Sorry for being "off topic", but I have a Latin question one of you fine, learned fellows might be able to help me with. How could I best say "off topic" in Latin? Nagating agumentum, perhaps? Or would propositio be better fitting? What would the correct negation be?

Thanks in advance!

I'd say this thread is quite meta except that's Greek :wink:

There's no direct, universal translation for "off topic" in Latin -- or in many other languages either! You have to work the meaning into the particular sentence you are trying to say, but just how depends heavily on the sentence.

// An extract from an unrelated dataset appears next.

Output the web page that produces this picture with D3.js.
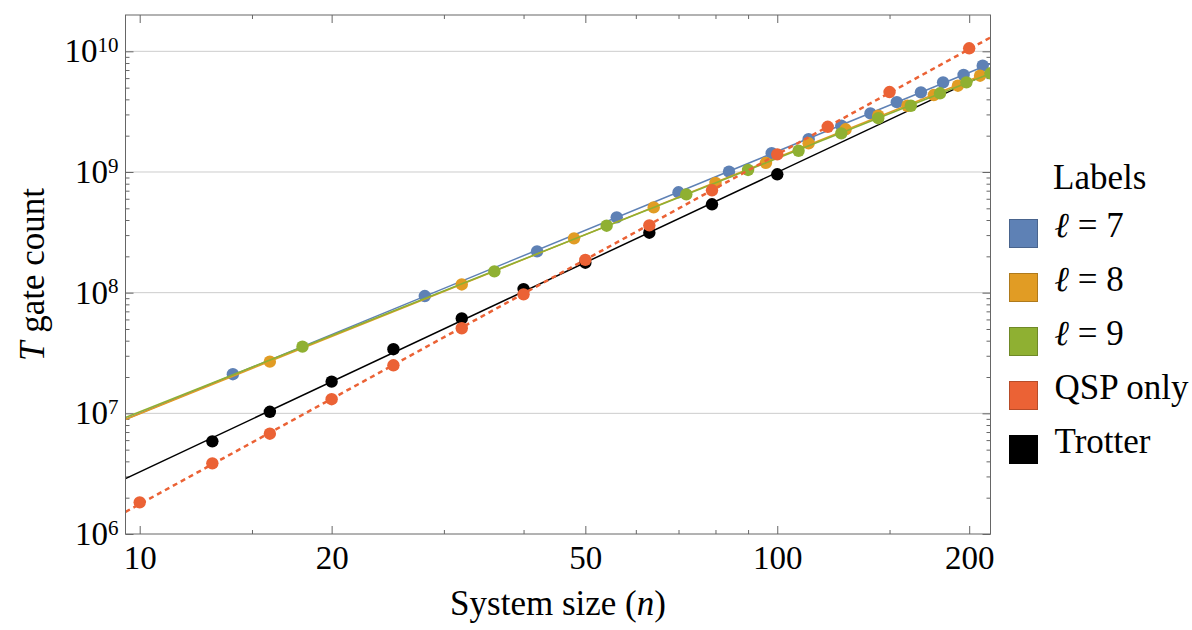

What are you trying to say?

I would use for topic "res" - as in Lucretius' great work of natural philosophy De rerum natura

So for "off topic", I would go for "ab re" (for "from the matter/subject/topic", I think I remember my 5th declension nouns) followed by a verb.

I think "divergere" from which we get "diverge" and "divergence", to stray from, is the closest.

So using a participle, I'd say "ab re divergens" for "diverging from the topic". Of course you could always use "ab re divergo" for "I'm going off-topic" or "ab re diverges" for "you're going off-topic" (for 2nd person singular)

Absurdus or alienus would be a good start I guess.

Hi,

the adjective/adverb "off topic" is not really compatible with the structure of Latin.

An off-topic remark, statement or text in English is a digression (at least since Swift's Tale of a Tub with its Digression in Praise of Digressions), which is derived from the Latin 'digressio', meaning the same.

If I am going off-topic, I digress - and that's in Latin 'digredior'. If I went off-topic, 'digressus sum' in Latin.

Cheers.

Sounds more idiomatic and less something that invites a direct 1:1 translation. Why English adopts phrases like "non sequitor" and "bon vivant".